Tuesday, August 30, 2011

From 1984 to We

While performing some research on George Orwell's, 1984, I read that a book that inspired him was Yevgeny Zamyatin's 1924 novel, We. In Orwell's estimation, "Zamyatin's intuitive grasp of the irrational side of totalitarianism -- human sacrifice, cruelty as an end in itself -- makes We superior to [Aldous] Huxley's Brave New World."

I didn't hold out much hope that I would find this old Russian dystopian novel in my local library system, but I looked anyway. To my utter surprise, not only were there several copies available, but one of those copies was housed at the Raymond Public Library. (Since Raymond is but 4 miles from South Bend, I went over there this afternoon and snatched up the book.) I even learned that one of the Assistant Librarians is fascinated by dystopian literature and had just finished reading We. So, you should expect to see several posts from themes in that book.

For now, I am putting 1984 aside. Below I will list all the posts to date that were focused on various aspects of Orwell's classic novel. I am certainly not saying this represents the end of this miniseries. I have no doubt that I will add a few more posts in the future.


  1. I've read all three, but didn't much care for "We". I found it to be very difficult to follow. Didn't like the writing style. Though I may attempt another reading sometime. If I were you, I would give "Brave New World" another chance. And of course Huxley also wrote a follow up book "Brave New World Revisited". I thought they were both exceptionally excellent books.

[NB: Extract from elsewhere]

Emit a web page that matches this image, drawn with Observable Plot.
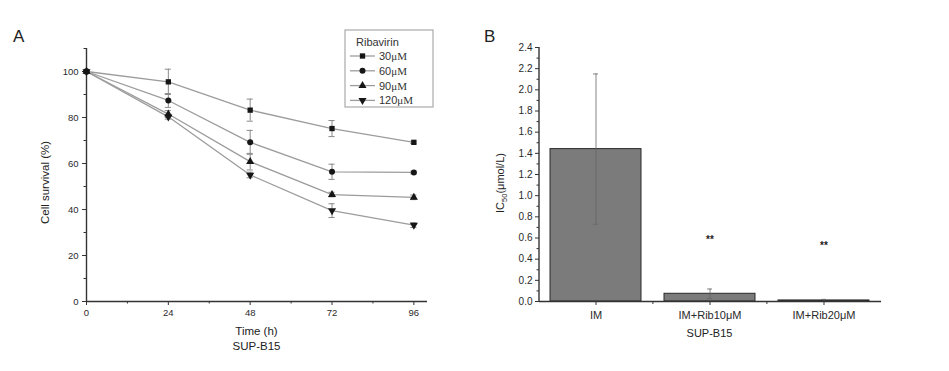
<!DOCTYPE html>
<html><head><meta charset="utf-8">
<script src="https://cdn.jsdelivr.net/npm/d3@7"></script>
<script src="https://cdn.jsdelivr.net/npm/@observablehq/plot@0.6"></script>
<style>
body{margin:0;background:#fff;font-family:"Liberation Sans",Arial,sans-serif;}
#wrap{display:flex;width:949px;height:371px;overflow:hidden;}
#wrap svg{display:block;}
</style></head><body><div id="wrap"></div>
<script>
// ---- Panel A data ----
const hours = [0, 24, 48, 72, 96];
const doses = ["30μM", "60μM", "90μM", "120μM"];
const surv30 = [100, 95.5, 83.2, 75.2, 69.2];
const err30 = [0, 5.5, 4.8, 3.5, 0.5];
const surv60 = [100, 87.4, 69.2, 56.4, 56.1];
const err60 = [0, 3.0, 5.2, 3.3, 0.6];
const surv90 = [100, 81.5, 60.8, 46.5, 45.3];
const err90 = [0, 1.5, 3.6, 1.0, 1.0];
const surv120 = [100, 80.3, 55.0, 39.5, 33.2];
const err120 = [0, 1.0, 1.2, 3.0, 1.0];
const yTicksA = [0, 20, 40, 60, 80, 100];
const yMinorA = [10, 30, 50, 70, 90, 110];
const xMinorA = [12, 36, 60, 84];

// ---- Panel B data ----
const groups = ["IM", "IM+Rib10μM", "IM+Rib20μM"];
const ic50 = [1.44, 0.073, 0.01];
const ic50Err = [0.71, 0.045, 0.01];
const sigMarks = ["", "**", "**"];
const sigY = [null, 0.58, 0.53];
const yTicksB = [0, 0.2, 0.4, 0.6, 0.8, 1.0, 1.2, 1.4, 1.6, 1.8, 2.0, 2.2, 2.4];
const yMinorB = [0.1, 0.3, 0.5, 0.7, 0.9, 1.1, 1.3, 1.5, 1.7, 1.9, 2.1, 2.3];

const FONT = '"Liberation Sans", Arial, sans-serif';
const seriesVals = [surv30, surv60, surv90, surv120];
const seriesErr = [err30, err60, err90, err120];
const rowsA = [];
doses.forEach((d, i) => hours.forEach((t, j) => rowsA.push({dose: d, t, v: seriesVals[i][j], e: seriesErr[i][j]})));
const errRows = rowsA.filter(r => r.e > 0);
const symRange = ["square", "circle", "triangle", "triangle"];
const capA = 0.9;

const A = Plot.plot({
  width: 470, height: 371,
  marginLeft: 86, marginRight: 43, marginTop: 48, marginBottom: 70,
  x: {domain: [0, 100]},
  y: {domain: [0, 110]},
  symbol: {domain: doses, range: symRange},
  style: {fontFamily: FONT, fontSize: "9.5px", color: "#2a2a2a", background: "transparent", overflow: "visible"},
  marks: [
    Plot.axisY({ticks: yTicksA, tickSize: 4, tickPadding: 4, label: null, stroke: "#333"}),
    Plot.axisY({ticks: yMinorA, tickSize: 2.5, tickFormat: () => "", label: null, stroke: "#333"}),
    Plot.axisX({ticks: hours, tickSize: 4, tickPadding: 4, label: null, stroke: "#333"}),
    Plot.axisX({ticks: xMinorA, tickSize: 2.5, tickFormat: () => "", label: null, stroke: "#333"}),
    Plot.ruleX([0], {stroke: "#333", strokeWidth: 1.4}),
    Plot.ruleY([0], {stroke: "#333", strokeWidth: 1.4}),
    Plot.ruleX(errRows, {x: "t", y1: d => d.v - d.e, y2: d => d.v + d.e, stroke: "#8a8a8a", strokeWidth: 1}),
    Plot.ruleY(errRows, {y: d => d.v + d.e, x1: d => d.t - capA, x2: d => d.t + capA, stroke: "#8a8a8a", strokeWidth: 1}),
    Plot.ruleY(errRows, {y: d => d.v - d.e, x1: d => d.t - capA, x2: d => d.t + capA, stroke: "#8a8a8a", strokeWidth: 1}),
    Plot.line(rowsA, {x: "t", y: "v", z: "dose", stroke: "#9c9c9c", strokeWidth: 1.3}),
    Plot.dot(rowsA, {x: "t", y: "v", symbol: "dose", fill: "#161616", stroke: "none", r: 3, rotate: d => d.dose === "120μM" ? 180 : 0})
  ]
});

const rowsB = groups.map((g, i) => ({g, v: ic50[i], e: ic50Err[i], s: sigMarks[i], sy: sigY[i]}));
const B = Plot.plot({
  width: 479, height: 371,
  marginLeft: 69, marginRight: 68, marginTop: 47, marginBottom: 70,
  x: {domain: groups, paddingInner: 0.2, paddingOuter: 0.1},
  y: {domain: [0, 2.4]},
  style: {fontFamily: FONT, fontSize: "10px", color: "#2a2a2a", background: "transparent", overflow: "visible"},
  marks: [
    Plot.axisY({ticks: yTicksB, tickSize: 4, tickPadding: 3, tickFormat: d3.format(".1f"), label: null, stroke: "#333"}),
    Plot.axisY({ticks: yMinorB, tickSize: 2.5, tickFormat: () => "", label: null, stroke: "#333"}),
    Plot.axisX({tickSize: 4, tickPadding: 6, label: null, stroke: "#333", fontSize: 11}),
    Plot.axisX({ticks: groups.slice(0, 2), tickSize: 3, dx: 56.9, tickFormat: () => "", label: null, stroke: "#333"}),
    Plot.barY(rowsB, {x: "g", y: "v", fill: "#7b7b7b", stroke: "#2a2a2a", strokeWidth: 1}),
    Plot.ruleX(rowsB, {x: "g", y1: d => d.v - d.e, y2: d => d.v + d.e, stroke: "#666", strokeWidth: 0.8}),
    Plot.tickY(rowsB, {x: "g", y: d => d.v + d.e, insetLeft: 43, insetRight: 43, stroke: "#666", strokeWidth: 0.8}),
    Plot.tickY(rowsB, {x: "g", y: d => d.v - d.e, insetLeft: 43, insetRight: 43, stroke: "#666", strokeWidth: 0.8}),
    Plot.ruleY([0], {stroke: "#333", strokeWidth: 1.4}),
    Plot.text(rowsB.filter(d => d.s), {x: "g", y: "sy", text: "s", fontSize: 10, fontWeight: "bold", fill: "#222"})
  ]
});

const wrap = document.getElementById("wrap");
wrap.append(A, B);

// ---- Panel A annotations ----
const sa = d3.select(A);
const xA = A.scale("x"), yA = A.scale("y");
sa.append("text").attr("x", 13).attr("y", 42).attr("text-anchor", "start").attr("font-size", 17).attr("fill", "#222").attr("font-family", FONT).text("A");
sa.append("text").attr("transform", `translate(${49},${(yA.apply(0) + yA.apply(110)) / 2 + 8}) rotate(-90)`)
  .attr("text-anchor", "middle").attr("font-size", 11.5).attr("fill", "#222").attr("font-family", FONT).text("Cell survival (%)");
const cxA = (xA.apply(0) + xA.apply(100)) / 2;
sa.append("text").attr("x", cxA).attr("y", 335).attr("text-anchor", "middle").attr("font-size", 11.5).attr("fill", "#222").attr("font-family", FONT).text("Time (h)");
sa.append("text").attr("x", cxA).attr("y", 350).attr("text-anchor", "middle").attr("font-size", 11.5).attr("fill", "#222").attr("font-family", FONT).text("SUP-B15");

// legend
const lg = sa.append("g").attr("font-family", FONT).attr("fill", "#333").attr("text-anchor", "start");
lg.append("rect").attr("x", 345).attr("y", 30).attr("width", 88).attr("height", 77).attr("fill", "#fff").attr("stroke", "#aaa").attr("stroke-width", 1.2);
lg.append("text").attr("x", 356).attr("y", 45.5).attr("font-size", 11).text("Ribavirin");
const symMap = {square: d3.symbolSquare, circle: d3.symbolCircle, triangle: d3.symbolTriangle};
doses.forEach((d, i) => {
  const cy = 56 + i * 14.8;
  lg.append("line").attr("x1", 350).attr("x2", 375).attr("y1", cy).attr("y2", cy).attr("stroke", "#9c9c9c").attr("stroke-width", 1.3);
  lg.append("path").attr("d", d3.symbol(symMap[symRange[i]], Math.PI * 9)()).attr("fill", "#161616")
    .attr("transform", `translate(362.5,${cy}) rotate(${d === "120μM" ? 180 : 0})`);
  const t = lg.append("text").attr("x", 379).attr("y", cy + 4).attr("font-size", 11);
  t.append("tspan").text(d.replace("μM", ""));
  t.append("tspan").attr("font-family", '"Liberation Serif", serif').text("μM");
});

// ---- Panel B annotations ----
const sb = d3.select(B);
const xB = B.scale("x"), yB = B.scale("y");
sb.append("line").attr("x1", 69).attr("x2", 69).attr("y1", yB.apply(0)).attr("y2", yB.apply(2.4)).attr("stroke", "#333").attr("stroke-width", 1.4);
sb.append("text").attr("x", 14).attr("y", 42).attr("text-anchor", "start").attr("font-size", 17).attr("fill", "#222").attr("font-family", FONT).text("B");
const ic = sb.append("text").attr("transform", `translate(${34},${(yB.apply(0) + yB.apply(2.4)) / 2 + 9}) rotate(-90)`)
  .attr("text-anchor", "middle").attr("font-size", 11).attr("fill", "#222").attr("font-family", FONT);
ic.append("tspan").text("IC");
ic.append("tspan").attr("font-size", 7.5).attr("dy", 3).text("50");
ic.append("tspan").attr("dy", -3).text("(μmol/L)");
const cxB = xB.apply(groups[1]) + xB.bandwidth / 2;
sb.append("text").attr("x", cxB).attr("y", 337).attr("text-anchor", "middle").attr("font-size", 11).attr("fill", "#222").attr("font-family", FONT).text("SUP-B15");
</script>
</body></html>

    If you're looking for more books on this dystopian "totalitarian theme" I'd also recommend Margaret Atwood's "A Handmaid's Tale". And of course Hannah Arendt's non-fiction classic "Origins of Totalitarianism". If I can think of any more, I'll let you know.

  2. I certainly do plan to read Brave New World followed by Ray Bradbury's Fahrenheit 451. I'll add the two books you've suggested to my reading list.

  3. I reread "Brave New World" a few years ago, on a train, and found it, more than anything, quaint.

    The Handmaid's Tale is very disturbing. But in addition to fiction, you might read any of the stories of people who lived through the Chinese Cultural Revolution; the real thing is even more disturbing than fiction.

  4. Have any specific book suggestions along that line?

  5. And if you are interested in video, try to find "The Prisoner," Patrick McGoohan's fantastic series from 1967, probably one of the finest pieces of television ever. McGoohan controlled the whole thing. It was kind of a follow-on to Secret Agent Man, ran in the US as a summer replacement series for The Jackie Gleason Show. One episode was never aired in the US because it was deemed too anti-Vietnam-war.

    One of the great lines, on a sign in the Village, was:
    "Questions are a burden for others. Answers are a prison for oneself."


    As Number 6 always said, "Be seeing you."

  6. Re: the Cultural Revolution. There are so many accounts, I have to look through my library, but just a cursory poke in my (messy) shelves reveals "Red in Tooth and Claw," by Pu Ning; "Red China Blues", by Jan Wong; "Spider Eaters", by Rae Yang; also a book of interviews called China Witness by Xin Ran (that is a little broader than just the Cultural Revolution. Anchee Min has written a couple of novels that deal with the subject ("Kathryn" and "Red Azalea") . There are also plenty of accounts about earlier periods--the famine of 1958-62 is a hot topic right now. I'm sure your Assistant Librarian can help you find something.